INSTRUCTIONS TO FOLLOW. Starting at the top of the entries below, set down each line exactly as written, and stop after the line containing "(caption) at (7,2)".

DATA PROVIDED.
···

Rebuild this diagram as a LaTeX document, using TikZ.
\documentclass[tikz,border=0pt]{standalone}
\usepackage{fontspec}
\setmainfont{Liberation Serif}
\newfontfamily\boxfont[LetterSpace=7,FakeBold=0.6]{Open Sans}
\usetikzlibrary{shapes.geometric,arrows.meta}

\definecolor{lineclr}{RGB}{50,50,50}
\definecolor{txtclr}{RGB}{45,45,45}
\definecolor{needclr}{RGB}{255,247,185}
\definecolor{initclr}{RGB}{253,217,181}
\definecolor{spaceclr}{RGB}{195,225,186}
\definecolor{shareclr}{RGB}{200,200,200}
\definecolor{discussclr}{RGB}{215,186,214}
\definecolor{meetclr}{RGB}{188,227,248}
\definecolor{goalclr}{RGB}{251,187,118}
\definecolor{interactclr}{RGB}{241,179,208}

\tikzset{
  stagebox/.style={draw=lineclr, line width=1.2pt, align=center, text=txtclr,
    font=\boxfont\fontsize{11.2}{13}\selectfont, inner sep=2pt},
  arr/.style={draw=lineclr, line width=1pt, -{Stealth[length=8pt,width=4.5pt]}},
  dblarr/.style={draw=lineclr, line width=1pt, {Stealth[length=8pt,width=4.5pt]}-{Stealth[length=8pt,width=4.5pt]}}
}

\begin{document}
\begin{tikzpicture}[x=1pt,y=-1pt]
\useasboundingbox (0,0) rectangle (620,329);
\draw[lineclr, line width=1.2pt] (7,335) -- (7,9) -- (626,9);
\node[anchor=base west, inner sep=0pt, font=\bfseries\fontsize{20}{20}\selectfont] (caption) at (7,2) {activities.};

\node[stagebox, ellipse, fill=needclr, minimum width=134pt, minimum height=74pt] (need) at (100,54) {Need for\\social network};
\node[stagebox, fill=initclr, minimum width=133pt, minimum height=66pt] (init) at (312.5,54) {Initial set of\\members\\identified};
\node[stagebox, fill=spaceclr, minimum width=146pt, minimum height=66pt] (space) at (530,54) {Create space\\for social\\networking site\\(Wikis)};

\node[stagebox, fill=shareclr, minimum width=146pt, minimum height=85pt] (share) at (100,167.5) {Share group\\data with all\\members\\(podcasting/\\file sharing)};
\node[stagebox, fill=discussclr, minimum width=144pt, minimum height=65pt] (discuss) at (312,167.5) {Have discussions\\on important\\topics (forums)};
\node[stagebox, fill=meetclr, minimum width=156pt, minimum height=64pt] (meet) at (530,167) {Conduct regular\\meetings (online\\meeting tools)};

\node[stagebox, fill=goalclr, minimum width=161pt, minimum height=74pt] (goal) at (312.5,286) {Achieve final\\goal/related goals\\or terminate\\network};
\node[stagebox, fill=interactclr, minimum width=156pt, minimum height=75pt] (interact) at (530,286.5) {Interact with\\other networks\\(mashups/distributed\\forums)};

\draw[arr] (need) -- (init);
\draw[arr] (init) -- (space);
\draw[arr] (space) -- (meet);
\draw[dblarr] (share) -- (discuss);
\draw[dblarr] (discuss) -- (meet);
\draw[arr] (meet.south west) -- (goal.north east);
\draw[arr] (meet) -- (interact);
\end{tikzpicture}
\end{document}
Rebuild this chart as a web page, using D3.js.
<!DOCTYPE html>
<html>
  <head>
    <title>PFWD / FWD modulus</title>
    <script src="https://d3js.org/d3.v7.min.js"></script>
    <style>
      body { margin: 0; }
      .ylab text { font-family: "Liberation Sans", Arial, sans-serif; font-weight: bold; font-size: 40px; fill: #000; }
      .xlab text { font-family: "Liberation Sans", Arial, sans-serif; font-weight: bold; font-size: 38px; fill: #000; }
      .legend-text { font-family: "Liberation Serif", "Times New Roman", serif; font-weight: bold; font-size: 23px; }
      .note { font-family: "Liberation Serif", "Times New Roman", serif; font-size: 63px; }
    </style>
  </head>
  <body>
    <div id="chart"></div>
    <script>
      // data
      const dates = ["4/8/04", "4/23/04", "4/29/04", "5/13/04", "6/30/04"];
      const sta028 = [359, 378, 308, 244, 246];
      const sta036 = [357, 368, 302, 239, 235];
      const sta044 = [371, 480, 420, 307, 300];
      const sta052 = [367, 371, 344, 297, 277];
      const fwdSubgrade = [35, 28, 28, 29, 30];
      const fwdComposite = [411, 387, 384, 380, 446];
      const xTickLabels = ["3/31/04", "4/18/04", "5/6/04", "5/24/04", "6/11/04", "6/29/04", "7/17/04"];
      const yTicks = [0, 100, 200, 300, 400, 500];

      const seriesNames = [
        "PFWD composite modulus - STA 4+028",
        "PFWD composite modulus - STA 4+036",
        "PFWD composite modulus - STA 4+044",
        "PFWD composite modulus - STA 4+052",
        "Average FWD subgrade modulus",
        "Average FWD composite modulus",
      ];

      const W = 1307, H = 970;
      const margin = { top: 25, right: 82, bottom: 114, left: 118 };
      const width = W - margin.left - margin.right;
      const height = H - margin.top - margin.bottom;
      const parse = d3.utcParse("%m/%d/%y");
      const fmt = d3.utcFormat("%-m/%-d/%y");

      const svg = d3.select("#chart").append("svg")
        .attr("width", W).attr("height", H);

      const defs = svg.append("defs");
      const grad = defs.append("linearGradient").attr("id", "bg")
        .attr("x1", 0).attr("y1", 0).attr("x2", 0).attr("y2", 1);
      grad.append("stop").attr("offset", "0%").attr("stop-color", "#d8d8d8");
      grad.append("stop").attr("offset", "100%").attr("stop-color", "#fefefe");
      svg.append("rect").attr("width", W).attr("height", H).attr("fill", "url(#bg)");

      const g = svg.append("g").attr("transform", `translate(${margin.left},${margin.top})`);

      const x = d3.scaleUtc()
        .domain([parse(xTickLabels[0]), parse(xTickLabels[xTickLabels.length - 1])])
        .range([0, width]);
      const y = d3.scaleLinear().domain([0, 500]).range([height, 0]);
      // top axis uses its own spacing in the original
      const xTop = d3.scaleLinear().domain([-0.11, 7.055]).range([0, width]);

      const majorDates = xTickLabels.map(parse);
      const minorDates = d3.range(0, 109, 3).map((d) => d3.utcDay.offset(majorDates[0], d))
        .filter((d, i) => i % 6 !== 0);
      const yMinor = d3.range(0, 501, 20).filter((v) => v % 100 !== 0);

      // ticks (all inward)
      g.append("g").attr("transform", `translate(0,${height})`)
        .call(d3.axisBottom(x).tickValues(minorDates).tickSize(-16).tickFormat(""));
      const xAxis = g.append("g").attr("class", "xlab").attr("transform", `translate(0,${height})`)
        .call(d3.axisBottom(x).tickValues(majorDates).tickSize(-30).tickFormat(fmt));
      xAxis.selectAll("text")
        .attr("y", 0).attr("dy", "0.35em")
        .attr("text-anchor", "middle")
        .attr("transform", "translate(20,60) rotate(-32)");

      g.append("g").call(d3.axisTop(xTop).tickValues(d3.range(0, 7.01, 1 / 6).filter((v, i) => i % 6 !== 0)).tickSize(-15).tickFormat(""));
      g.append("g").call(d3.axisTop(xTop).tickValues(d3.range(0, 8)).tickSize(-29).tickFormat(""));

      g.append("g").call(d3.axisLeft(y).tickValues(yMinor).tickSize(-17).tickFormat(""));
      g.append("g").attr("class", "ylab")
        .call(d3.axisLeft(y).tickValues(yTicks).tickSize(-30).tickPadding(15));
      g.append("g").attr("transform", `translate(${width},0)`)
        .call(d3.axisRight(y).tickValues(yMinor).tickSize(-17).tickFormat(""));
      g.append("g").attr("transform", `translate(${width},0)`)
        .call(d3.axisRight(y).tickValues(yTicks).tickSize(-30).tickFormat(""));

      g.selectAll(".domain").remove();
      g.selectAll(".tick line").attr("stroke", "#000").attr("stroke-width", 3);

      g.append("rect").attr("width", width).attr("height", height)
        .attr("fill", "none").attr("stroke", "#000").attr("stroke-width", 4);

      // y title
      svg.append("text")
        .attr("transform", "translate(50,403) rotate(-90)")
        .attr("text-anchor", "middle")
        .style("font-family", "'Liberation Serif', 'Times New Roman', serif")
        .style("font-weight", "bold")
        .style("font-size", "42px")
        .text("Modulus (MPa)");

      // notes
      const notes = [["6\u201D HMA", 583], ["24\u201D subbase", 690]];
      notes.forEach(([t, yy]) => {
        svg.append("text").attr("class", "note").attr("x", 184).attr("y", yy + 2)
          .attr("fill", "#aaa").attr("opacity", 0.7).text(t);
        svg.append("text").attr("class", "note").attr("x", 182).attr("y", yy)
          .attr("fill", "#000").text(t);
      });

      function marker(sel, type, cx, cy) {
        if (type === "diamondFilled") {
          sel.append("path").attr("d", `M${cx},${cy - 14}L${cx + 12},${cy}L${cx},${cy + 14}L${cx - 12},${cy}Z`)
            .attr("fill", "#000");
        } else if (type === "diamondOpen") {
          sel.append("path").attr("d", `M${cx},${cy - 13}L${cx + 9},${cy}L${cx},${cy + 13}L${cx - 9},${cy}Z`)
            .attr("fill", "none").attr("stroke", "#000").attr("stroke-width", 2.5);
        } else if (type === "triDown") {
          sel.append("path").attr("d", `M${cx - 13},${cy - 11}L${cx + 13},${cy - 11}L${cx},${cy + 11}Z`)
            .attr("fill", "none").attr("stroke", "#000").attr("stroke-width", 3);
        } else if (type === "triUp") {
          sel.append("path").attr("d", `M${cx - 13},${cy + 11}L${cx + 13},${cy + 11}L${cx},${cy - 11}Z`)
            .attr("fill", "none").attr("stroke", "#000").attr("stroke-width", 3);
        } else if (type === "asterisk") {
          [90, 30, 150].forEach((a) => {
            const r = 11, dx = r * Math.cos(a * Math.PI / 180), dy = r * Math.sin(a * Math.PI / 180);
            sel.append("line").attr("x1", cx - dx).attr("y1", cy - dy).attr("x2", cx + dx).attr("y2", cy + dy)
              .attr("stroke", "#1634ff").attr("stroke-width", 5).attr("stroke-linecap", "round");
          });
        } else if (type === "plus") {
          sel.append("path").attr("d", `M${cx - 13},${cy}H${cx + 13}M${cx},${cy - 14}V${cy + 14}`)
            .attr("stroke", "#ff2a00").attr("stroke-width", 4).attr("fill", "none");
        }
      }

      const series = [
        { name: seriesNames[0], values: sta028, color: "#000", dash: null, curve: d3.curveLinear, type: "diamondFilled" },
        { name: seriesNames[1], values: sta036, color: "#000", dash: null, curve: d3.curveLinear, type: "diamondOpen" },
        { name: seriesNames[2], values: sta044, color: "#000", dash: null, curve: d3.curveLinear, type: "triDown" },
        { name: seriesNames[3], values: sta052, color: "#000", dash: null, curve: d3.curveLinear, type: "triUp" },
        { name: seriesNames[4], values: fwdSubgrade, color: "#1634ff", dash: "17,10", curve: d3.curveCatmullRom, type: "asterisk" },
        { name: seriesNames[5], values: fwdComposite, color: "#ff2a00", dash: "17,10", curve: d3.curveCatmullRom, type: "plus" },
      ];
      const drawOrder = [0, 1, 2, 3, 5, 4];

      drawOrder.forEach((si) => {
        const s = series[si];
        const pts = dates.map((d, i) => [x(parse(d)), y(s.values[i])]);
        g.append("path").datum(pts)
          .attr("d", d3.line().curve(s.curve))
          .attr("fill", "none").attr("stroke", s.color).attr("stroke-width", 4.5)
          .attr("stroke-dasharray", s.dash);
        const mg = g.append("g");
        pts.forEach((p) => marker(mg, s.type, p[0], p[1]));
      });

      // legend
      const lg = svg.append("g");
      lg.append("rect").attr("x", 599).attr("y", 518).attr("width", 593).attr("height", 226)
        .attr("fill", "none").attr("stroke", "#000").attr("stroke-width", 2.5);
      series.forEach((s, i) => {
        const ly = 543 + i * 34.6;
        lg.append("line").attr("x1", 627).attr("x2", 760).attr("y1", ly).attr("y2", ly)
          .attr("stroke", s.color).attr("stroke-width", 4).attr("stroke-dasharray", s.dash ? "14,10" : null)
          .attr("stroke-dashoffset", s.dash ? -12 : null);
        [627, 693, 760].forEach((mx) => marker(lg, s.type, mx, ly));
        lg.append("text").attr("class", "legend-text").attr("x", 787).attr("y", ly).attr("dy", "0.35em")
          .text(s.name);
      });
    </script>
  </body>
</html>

···

TASK ANSWER.
Rebuild this diagram as a LaTeX document, using TikZ.
\documentclass[tikz,border=0pt]{standalone}
\usepackage{fontspec}
\setmainfont{Liberation Serif}
\newfontfamily\boxfont[LetterSpace=7,FakeBold=0.6]{Open Sans}
\usetikzlibrary{shapes.geometric,arrows.meta}

\definecolor{lineclr}{RGB}{50,50,50}
\definecolor{txtclr}{RGB}{45,45,45}
\definecolor{needclr}{RGB}{255,247,185}
\definecolor{initclr}{RGB}{253,217,181}
\definecolor{spaceclr}{RGB}{195,225,186}
\definecolor{shareclr}{RGB}{200,200,200}
\definecolor{discussclr}{RGB}{215,186,214}
\definecolor{meetclr}{RGB}{188,227,248}
\definecolor{goalclr}{RGB}{251,187,118}
\definecolor{interactclr}{RGB}{241,179,208}

\tikzset{
  stagebox/.style={draw=lineclr, line width=1.2pt, align=center, text=txtclr,
    font=\boxfont\fontsize{11.2}{13}\selectfont, inner sep=2pt},
  arr/.style={draw=lineclr, line width=1pt, -{Stealth[length=8pt,width=4.5pt]}},
  dblarr/.style={draw=lineclr, line width=1pt, {Stealth[length=8pt,width=4.5pt]}-{Stealth[length=8pt,width=4.5pt]}}
}

\begin{document}
\begin{tikzpicture}[x=1pt,y=-1pt]
\useasboundingbox (0,0) rectangle (620,329);
\draw[lineclr, line width=1.2pt] (7,335) -- (7,9) -- (626,9);
\node[anchor=base west, inner sep=0pt, font=\bfseries\fontsize{20}{20}\selectfont] (caption) at (7,2) {activities.};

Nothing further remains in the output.